The fact that Viacom has a billion-dollar lawsuit pending against Google for using Viacom properties on YouTube, and the fact that it let News Corp. buy MySpace in 2005, only reinforce MTV's lagging reputation. Shouldn't MTV be out in front, rather than the Jan to YouTube's Marcia? MTV has licensed its content to BitTorrent, and its content will air on Viacom's highly anticipated Joost site, due later this year; it has created an iTunes-like download service called Urge; and it recently gave its own website a clarifying makeover. But it has nonetheless missed the big boat that it helped to set sail. And MTV is still figuring out how to pursue the social networking revolution of MySpace and Facebook, despite the fact that it seemed to own the MySpace/Facebook generation audience beforehand.

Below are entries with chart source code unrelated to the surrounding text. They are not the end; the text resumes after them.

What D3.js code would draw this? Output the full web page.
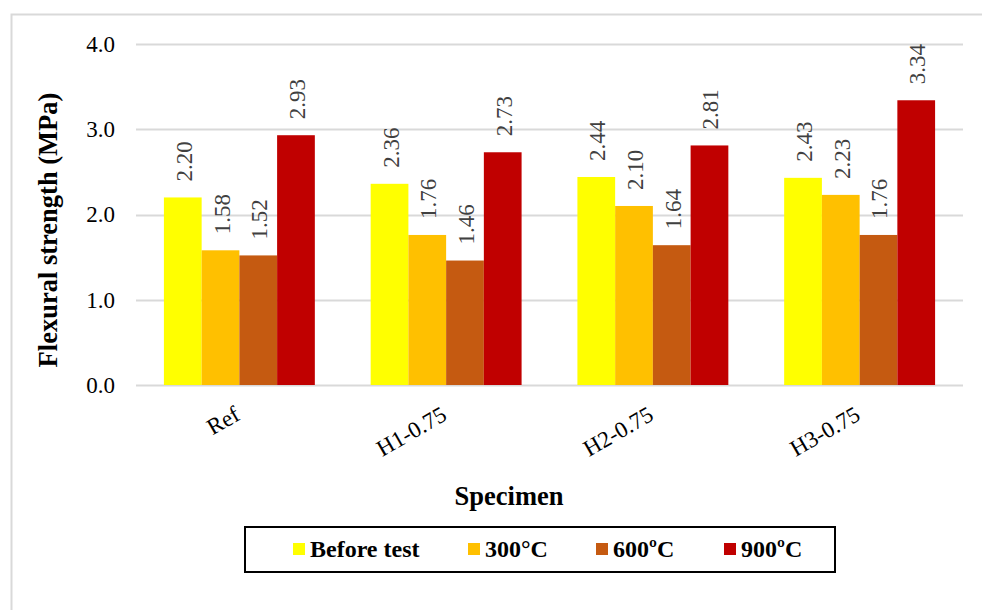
<!DOCTYPE html>
<html>
<head>
<meta charset="utf-8">
<script src="https://cdn.jsdelivr.net/npm/d3@7"></script>
<style>
  body { margin: 0; background: #fff; }
  svg { display: block; }
</style>
</head>
<body>
<div id="chart"></div>
<script>
// data
const specimens = ['Ref', 'H1-0.75', 'H2-0.75', 'H3-0.75'];
const seriesNames = ['Before test', '300°C', '600ºC', '900ºC'];
const beforeTest = [2.20, 2.36, 2.44, 2.43];
const t300 = [1.58, 1.76, 2.10, 2.23];
const t600 = [1.52, 1.46, 1.64, 1.76];
const t900 = [2.93, 2.73, 2.81, 3.34];
const yTicks = [0, 1, 2, 3, 4];
const colors = ['#FFFF00', '#FFC000', '#C55A11', '#C00000'];

const seriesValues = [beforeTest, t300, t600, t900];
const rows = specimens.map((s, i) => ({
    name: s,
    values: seriesNames.map((k, j) => ({ key: k, value: seriesValues[j][i] }))
}));

const W = 982, H = 610;
const plot = { left: 136, right: 963, top: 44, bottom: 385 };
const serif = '"Liberation Serif", "Times New Roman", serif';

const svg = d3.select('#chart')
    .append('svg')
    .attr('width', W)
    .attr('height', H);

// outer chart border
svg.append('rect')
    .attr('x', 11.5).attr('y', 14.5)
    .attr('width', 990).attr('height', 620)
    .attr('fill', 'none')
    .attr('stroke', '#d9d9d9')
    .attr('stroke-width', 2);

const x0 = d3.scaleBand()
    .domain(specimens)
    .range([plot.left, plot.right])
    .paddingInner(0.27)
    .paddingOuter(0.135);

const x1 = d3.scaleBand()
    .domain(seriesNames)
    .range([0, x0.bandwidth()]);

const y = d3.scaleLinear()
    .domain([0, 4])
    .range([plot.bottom, plot.top]);

const color = d3.scaleOrdinal().domain(seriesNames).range(colors);

// gridlines
svg.append('g')
    .selectAll('line')
    .data(yTicks)
    .enter()
    .append('line')
    .attr('x1', plot.left)
    .attr('x2', plot.right)
    .attr('y1', d => Math.round(y(d)) + 0.5)
    .attr('y2', d => Math.round(y(d)) + 0.5)
    .attr('stroke', '#d9d9d9')
    .attr('stroke-width', 2);

// y axis labels
const yAxis = svg.append('g')
    .attr('transform', `translate(${plot.left},0)`)
    .call(d3.axisLeft(y).tickValues(yTicks).tickFormat(d3.format('.1f')).tickSize(0).tickPadding(21));
yAxis.select('.domain').remove();
yAxis.selectAll('text')
    .style('font-family', serif)
    .style('font-size', '23px')
    .attr('fill', '#000');

// bars
const groups = svg.append('g')
    .selectAll('g')
    .data(rows)
    .enter()
    .append('g')
    .attr('transform', d => `translate(${x0(d.name)},0)`);

groups.selectAll('rect')
    .data(d => d.values)
    .enter()
    .append('rect')
    .attr('x', d => x1(d.key))
    .attr('y', d => y(d.value))
    .attr('width', x1.bandwidth())
    .attr('height', d => y(0) - y(d.value))
    .attr('fill', d => color(d.key));

// value labels
groups.selectAll('text')
    .data(d => d.values)
    .enter()
    .append('text')
    .attr('transform', d => `translate(${x1(d.key) + x1.bandwidth() / 2 + 9},${y(d.value) - 16}) rotate(-90)`)
    .attr('text-anchor', 'start')
    .style('font-family', serif)
    .style('font-size', '23px')
    .attr('fill', '#404040')
    .text(d => d.value.toFixed(2));

// x axis labels
svg.append('g')
    .selectAll('text')
    .data(specimens)
    .enter()
    .append('text')
    .attr('transform', d => `translate(${x0(d) + x0.bandwidth() / 2 + 2},${plot.bottom + 34}) rotate(-30)`)
    .attr('text-anchor', 'end')
    .style('font-family', serif)
    .style('font-size', '23px')
    .attr('fill', '#000')
    .text(d => d);

// axis titles
svg.append('text')
    .attr('transform', `translate(57,230) rotate(-90)`)
    .attr('text-anchor', 'middle')
    .style('font-family', serif)
    .style('font-size', '26.5px')
    .style('font-weight', 'bold')
    .text('Flexural strength (MPa)');

svg.append('text')
    .attr('x', 509)
    .attr('y', 505)
    .attr('text-anchor', 'middle')
    .style('font-family', serif)
    .style('font-size', '26.5px')
    .style('font-weight', 'bold')
    .text('Specimen');

// legend
const legend = svg.append('g');
legend.append('rect')
    .attr('x', 245).attr('y', 527)
    .attr('width', 590).attr('height', 45)
    .attr('fill', '#fff')
    .attr('stroke', '#000')
    .attr('stroke-width', 2);

const legendX = [293, 468, 596, 724];
seriesNames.forEach((name, i) => {
    const row = legend.append('g')
        .attr('transform', `translate(${legendX[i]},543)`);
    row.append('rect')
        .attr('width', 12)
        .attr('height', 12)
        .attr('fill', color(name));
    row.append('text')
        .attr('x', 17)
        .attr('y', 14)
        .style('font-family', serif)
        .style('font-size', '24px')
        .style('font-weight', 'bold')
        .text(name);
});
</script>
</body>
</html>
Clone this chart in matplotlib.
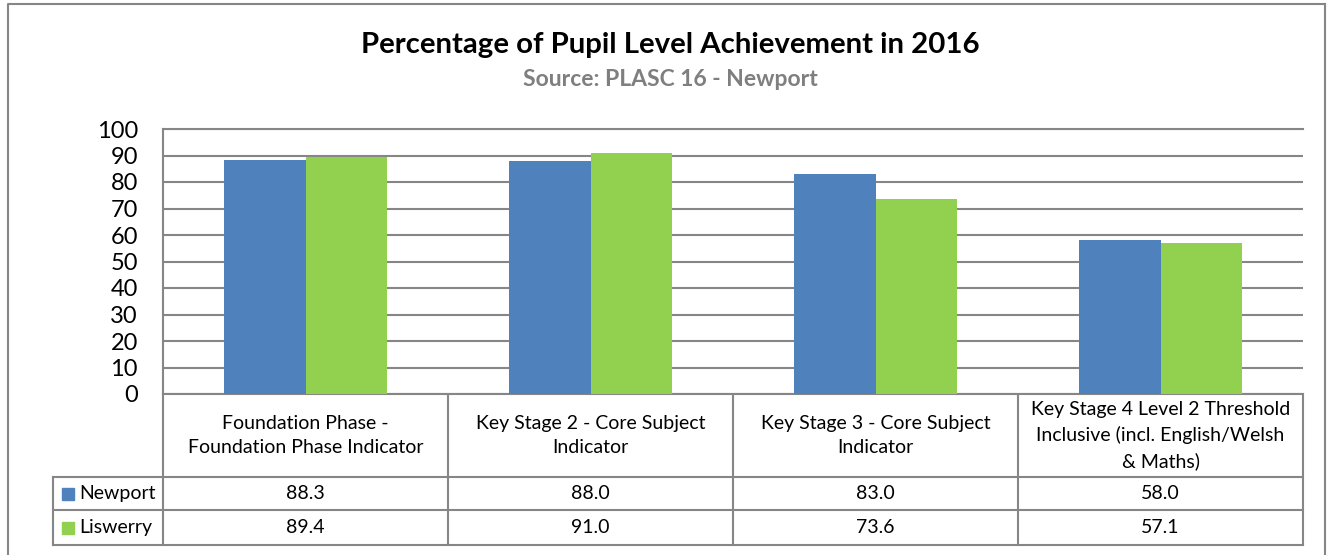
import matplotlib
matplotlib.use('Agg')
import matplotlib.pyplot as plt
import numpy as np

categories = ['Foundation Phase -\nFoundation Phase Indicator',
              'Key Stage 2 - Core Subject\nIndicator',
              'Key Stage 3 - Core Subject\nIndicator',
              'Key Stage 4 Level 2 Threshold\nInclusive (incl. English/Welsh\n& Maths)']
series_names = ['Newport', 'Liswerry']
newport = [88.3, 88.0, 83.0, 58.0]
liswerry = [89.4, 91.0, 73.6, 57.1]
colors = ['#4F81BD', '#92D050']

plt.rcParams['font.family'] = ['Lato', 'DejaVu Sans']

W, H = 1332, 555
fig = plt.figure(figsize=(W / 100, H / 100), dpi=100)

# pixel layout
px_l, px_r, px_t, px_b = 163, 1303, 129, 394
leg_l = 53
row_y = [394, 477, 510, 545]

ax = fig.add_axes([px_l / W, 1 - px_b / H, (px_r - px_l) / W, (px_b - px_t) / H])
x = np.arange(len(categories))
bw = 0.285
ax.bar(x - bw / 2, newport, bw, color=colors[0], zorder=3)
ax.bar(x + bw / 2, liswerry, bw, color=colors[1], zorder=3)
ax.set_xlim(-0.5, len(categories) - 0.5)
ax.set_ylim(0, 100)
ax.set_yticks(range(0, 101, 10))
ax.tick_params(axis='y', length=0, pad=18, labelsize=17)
ax.tick_params(axis='x', length=0, labelbottom=False)
ax.grid(axis='y', color='#868686', linewidth=1.5, zorder=0)
for s in ax.spines.values():
    s.set_color('#868686')
    s.set_linewidth(1.5)
ax.spines['right'].set_visible(False)

# overlay for table, titles and frame
ov = fig.add_axes([0, 0, 1, 1], zorder=-1)
ov.set_xlim(0, W)
ov.set_ylim(H, 0)
ov.axis('off')
ov.patch.set_alpha(0)

ov.plot([8, 1325, 1325], [560, 560, 4], color='#868686', lw=1.5)
ov.plot([8, 8, 1325], [560, 4, 4], color='#868686', lw=1.5)

ov.text(W / 2 + 4, 45, 'Percentage of Pupil Level Achievement in 2016',
        ha='center', va='center', fontsize=21.2, fontweight='bold', color='black')
ov.text(W / 2 + 4, 80, 'Source: PLASC 16 - Newport',
        ha='center', va='center', fontsize=16.5, fontweight='bold', color='#7F7F7F')

n = len(categories)
cw = (px_r - px_l) / n
lc = '#868686'
# vertical lines
for i in range(n + 1):
    xv = px_l + i * cw
    ov.plot([xv, xv], [row_y[0], row_y[3]], color=lc, lw=1.5)
ov.plot([leg_l, leg_l], [row_y[1], row_y[3]], color=lc, lw=1.5)
for yv in row_y[1:]:
    ov.plot([leg_l, px_r], [yv, yv], color=lc, lw=1.5)

for i, cat in enumerate(categories):
    cx = px_l + (i + 0.5) * cw
    ov.text(cx, (row_y[0] + row_y[1]) / 2, cat, ha='center', va='center',
            fontsize=14, linespacing=1.55)
    for r, vals in enumerate([newport, liswerry]):
        ov.text(cx, (row_y[r + 1] + row_y[r + 2]) / 2, f'{vals[i]:.1f}',
                ha='center', va='center', fontsize=14)

for r, name in enumerate(series_names):
    yc = (row_y[r + 1] + row_y[r + 2]) / 2
    ov.add_patch(plt.Rectangle((62, yc - 6), 12, 12, color=colors[r]))
    ov.text(79, yc, name, ha='left', va='center', fontsize=14)

fig.savefig('out.png', dpi=100)
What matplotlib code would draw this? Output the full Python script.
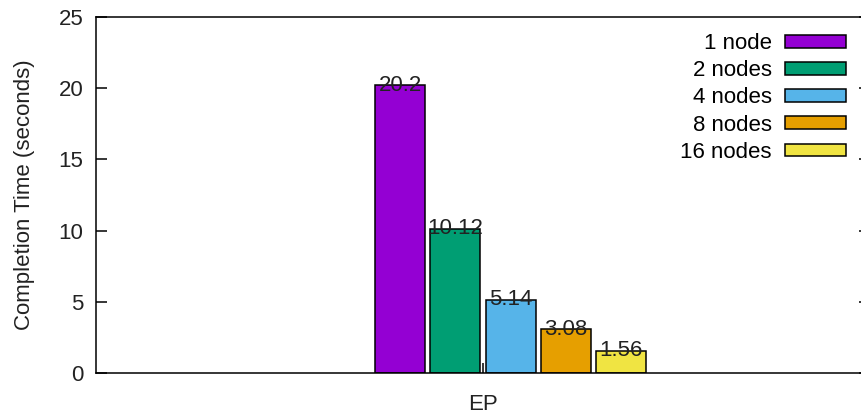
import matplotlib
matplotlib.use("Agg")
import matplotlib.pyplot as plt

# data
categories = ["EP"]
series = ["1 node", "2 nodes", "4 nodes", "8 nodes", "16 nodes"]
times = [20.2, 10.12, 5.14, 3.08, 1.56]
labels = ["20.2", "10.12", "5.14", "3.08", "1.56"]
colors = ["#9400D3", "#009E73", "#56B4E9", "#E69F00", "#F0E442"]
yticks = [0, 5, 10, 15, 20, 25]

FS = 16
plt.rcParams["font.family"] = ["Liberation Sans", "DejaVu Sans"]
plt.rcParams["font.size"] = FS

W, H = 862, 418
fig = plt.figure(figsize=(W / 100, H / 100), dpi=100)
# right edge of the frame lies just outside the picture, as in the original
ax = fig.add_axes([96 / W, (H - 373) / H, (870 - 96) / W, (373 - 17) / H])

# clustered bars, tick of the cluster sits between 2nd and 3rd bar (gnuplot style)
offsets = [-1.5, -0.5, 0.5, 1.5, 2.5]
width = 0.9
for name, val, lab, col, off in zip(series, times, labels, colors, offsets):
    ax.bar(off, val, width=width, color=col, edgecolor="black", linewidth=1.1,
           label=name, zorder=2)
    ax.text(off, val, lab, ha="center", va="center", fontsize=FS,
            color="#222222", zorder=3)

ax.set_xlim(-7, 7)
ax.set_ylim(0, 25)
ax.set_xticks([0])
ax.set_xticklabels(categories)
ax.set_yticks(yticks)

ax.tick_params(axis="y", direction="in", length=8, width=1.1, right=True,
               pad=9, colors="black", labelcolor="#222222", labelsize=FS)
ax.tick_params(axis="x", direction="in", length=7, width=1.1, top=False,
               pad=15, labelcolor="#222222", labelsize=FS)
for sp in ax.spines.values():
    sp.set_linewidth(1.1)

ax.set_ylabel("Completion Time (seconds)", fontsize=FS, color="#222222",
              labelpad=17)

ax.legend(loc="upper right", bbox_to_anchor=(846 / W, 1 - 33 / H),
          bbox_transform=fig.transFigure, frameon=False, markerfirst=False,
          handlelength=2.75, handleheight=0.52, labelspacing=0.28,
          handletextpad=0.6, borderaxespad=0, borderpad=0, fontsize=FS)

fig.savefig("out.png", dpi=100)
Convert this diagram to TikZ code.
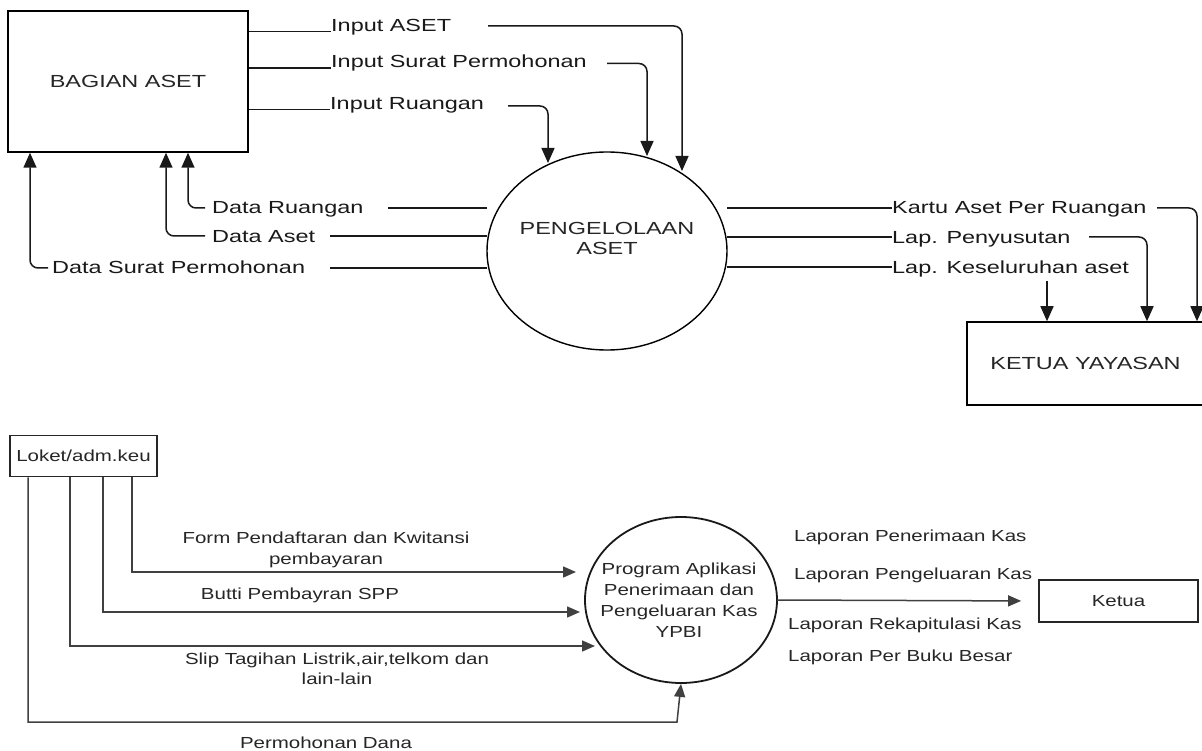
\documentclass[tikz,border=0pt]{standalone}
\usepackage{fontspec}
\setmainfont{Liberation Sans}[FakeStretch=1.34]
\newfontfamily\BotFam{Liberation Sans}[FakeStretch=1.28]
\usetikzlibrary{arrows.meta,shapes.geometric}
\newcommand\TopFont{\fontsize{17.5}{20}\selectfont}
\newcommand\BotFont{\BotFam\fontsize{16}{20.5}\selectfont}
\begin{document}
\begin{tikzpicture}[x=1pt,y=-1pt,
  tbox/.style={draw=black, line width=1.5pt, inner sep=0pt, font=\TopFont, text=black!85},
  tlbl/.style={inner sep=0pt, font=\TopFont, text=black!90, anchor=base west},
  tflow/.style={line width=1.5pt, draw=black!90},
  tarr/.style={tflow, -{Triangle[length=15pt,width=13pt]}, rounded corners=8pt},
  bbox/.style={draw=black!85, line width=1.8pt, inner sep=0pt, font=\BotFont, text=black!85},
  blbl/.style={inner sep=0pt, font=\BotFont, text=black!85, align=center},
  bflow/.style={line width=1.5pt, draw=black!75},
  barr/.style={bflow, -{Triangle[length=13pt,width=11pt]}}]
\useasboundingbox (0,0) rectangle (1202,751);
\fill[white] (0,0) rectangle (1202,751);

% ---------- top diagram ----------
\node[tbox, minimum width=240pt, minimum height=141pt] (ba) at (128,81.5) {BAGIAN ASET};
\node[draw=black, line width=1.4pt, ellipse, minimum width=240pt, minimum height=198pt, inner sep=0pt] (pa) at (607,251) {};
\node[inner sep=0pt, font=\TopFont, text=black!85, align=center] (pat) at (607,238) {PENGELOLAAN\\ASET};
\node[tbox, minimum width=237pt, minimum height=83pt] (ky) at (1085.5,363.5) {KETUA YAYASAN};

% inputs
\node[tlbl] (tia) at (331,31.5) {Input ASET};
\node[tlbl] (tis) at (331,68) {Input Surat Permohonan};
\node[tlbl] (tir) at (330,109.5) {Input Ruangan};
\draw[tflow] (ba.east |- tia.base) -- (tia.base west);
\draw[tflow] (ba.east |- tis.base) -- (tis.base west);
\draw[tflow] (ba.east |- tir.base) -- (tir.base west);
\coordinate (ia0) at (488,26);  \coordinate (ia1) at (682,171);
\coordinate (is0) at (607,63.5); \coordinate (is1) at (647,156);
\coordinate (ir0) at (508,106); \coordinate (ir1) at (548,163);
\draw[tarr] (ia0) -| (ia1);
\draw[tarr] (is0) -| (is1);
\draw[tarr] (ir0) -| (ir1);

% data back to Bagian Aset
\node[tlbl] (tdr) at (212,214) {Data Ruangan};
\node[tlbl] (tda) at (212,242.5) {Data Aset};
\node[tlbl] (tds) at (52,273.5) {Data Surat Permohonan};
\coordinate (dr0) at (388,208); \coordinate (dr1) at (487,208);
\coordinate (da0) at (330,236); \coordinate (da1) at (487,236);
\coordinate (ds0) at (330,268); \coordinate (ds1) at (487,268);
\draw[tflow] (dr1) -- (dr0);
\draw[tflow] (da1) -- (da0);
\draw[tflow] (ds1) -- (ds0);
\coordinate (drA) at (205,208); \coordinate (drB) at (188,0);
\coordinate (daA) at (205,236); \coordinate (daB) at (166,0);
\coordinate (dsA) at (48,268);  \coordinate (dsB) at (30,0);
\draw[tarr] (drA) -| (drB |- ba.south);
\draw[tarr] (daA) -| (daB |- ba.south);
\draw[tarr] (dsA) -| (dsB |- ba.south);

% outputs to Ketua Yayasan
\node[tlbl] (tka) at (892,214) {Kartu Aset Per Ruangan};
\node[tlbl] (tlp) at (892,243.5) {Lap. Penyusutan};
\node[tlbl] (tlk) at (892,273.5) {Lap. Keseluruhan aset};
\coordinate (ka0) at (727,208); \coordinate (lp0) at (727,237); \coordinate (lk0) at (727,267);
\draw[tflow] (ka0) -- (tka.west |- ka0);
\draw[tflow] (lp0) -- (tlp.west |- lp0);
\draw[tflow] (lk0) -- (tlk.west |- lk0);
\coordinate (kaA) at (1157,208); \coordinate (kaB) at (1197,0);
\coordinate (lpA) at (1089,237); \coordinate (lpB) at (1147,0);
\coordinate (lkA) at (1047,281);
\draw[tarr] (kaA) -| (kaB |- ky.north);
\draw[tarr] (lpA) -| (lpB |- ky.north);
\draw[tarr] (lkA) -- (lkA |- ky.north);

% ---------- bottom diagram ----------
\node[bbox, minimum width=147pt, minimum height=41pt] (lo) at (83.5,456) {Loket/adm.keu};
\node[draw=black!90, line width=1.8pt, ellipse, minimum width=192pt, minimum height=166pt, inner sep=0pt] (pg) at (681,600) {};
\node[blbl, font=\BotFam\fontsize{16}{21}\selectfont] (pgt) at (679,600) {Program Aplikasi\\Penerimaan dan\\Pengeluaran Kas\\YPBI};
\node[bbox, minimum width=159pt, minimum height=42pt] (kt) at (1118.5,601) {Ketua};

\coordinate (f0) at (132,0); \coordinate (f1) at (576,572);
\coordinate (b0) at (103,0); \coordinate (b1) at (580,612);
\coordinate (s0) at (70,0);  \coordinate (s1) at (595,646);
\coordinate (p0) at (28,0);  \coordinate (p1) at (677,722);
\draw[barr] (f0 |- lo.south) |- (f1);
\draw[barr] (b0 |- lo.south) |- (b1);
\draw[barr] (s0 |- lo.south) |- (s1);
\draw[barr] (p0 |- lo.south) |- (p1) -- (pg.south);

\node[blbl] (tf) at (326,550) {Form Pendaftaran dan Kwitansi\\pembayaran};
\node[blbl] (tb) at (300,595) {Butti Pembayran SPP};
\node[blbl] (ts) at (337,669) {Slip Tagihan Listrik,air,telkom dan\\lain-lain};
\node[blbl] (tp) at (326,743) {Permohonan Dana};

\coordinate (o0) at (777,600);
\draw[barr, shorten >=17pt] (o0) -- (kt.west);
\node[blbl, anchor=west] (l1) at (794,537) {Laporan Penerimaan Kas};
\node[blbl, anchor=west] (l2) at (794,575) {Laporan Pengeluaran Kas};
\node[blbl, anchor=west] (l3) at (788,625) {Laporan Rekapitulasi Kas};
\node[blbl, anchor=west] (l4) at (788,657) {Laporan Per Buku Besar};
\end{tikzpicture}
\end{document}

But on a deeper and more critical level, the real problem dogging MTV isn't the way it provides content. The real problem is the content. Even if MTV came up to speed, even if it found a way to matter in today's user-generated culture, there still isn't much there. The MTV line up is too much of nothing right now, especially when compared to other members of the Viacom cable family. Comedy Central, for instance, has stayed vital with "South Park," "The Daily Show," and "The Colbert Report," and VH1 has kept its name alive with tiresome, self-parodic, but remarkably highly rated "celebreality" programming.

MTV just doesn't have the two or three series it needs to distinguish its brand and use as tent poles. The reality shows, including "Laguna Beach," "Living Lahaina," "The Hills," and "Scarred," lose their novelty quickly, as they redundantly rely on buff bodies, rigged romance, and post-"Jackass" stunts. They all blur together ; they share the same editing-with-soundtrack style that originated on "The Real World" in 1992 and that was long ago appropriated by other networks for their own reality shows. The petty MTV reality series reveal a channel in a creative rut, still hoping to expand on the early '00s hits "The Osbournes," "Newlyweds: Nick and Jessica," and "Jackass."

Where is the new talent, where are the Mike Judges and Spike Jonzes, or even the new big shots like Johnny Knoxville? Why isn't MTV snagging young Stephen Colberts? Could MTV upend and reinvent itself by subverting "You" culture and reality TV, in the way "Beavis and Butt- Head" undermined music videos? Or maybe MTV has buried itself already, and producers would rather take their projects elsewhere than watch them get sucked into MTV reality quicksand.

Naturally, MTV has its share of conscience-relieving material , some of which is well done. Ultimately, a channel like MTV defines itself with its series programming, but MTV nonetheless deserves a nod for trying to pitch public affairs to younger viewers. Its news and documentary coverage related to soldiers and the war in Iraq, and its consistent push to make its viewers more environmentally aware, have been admirable. But without a new creative direction, MTV will be delivering its good works to ever fewer eyes.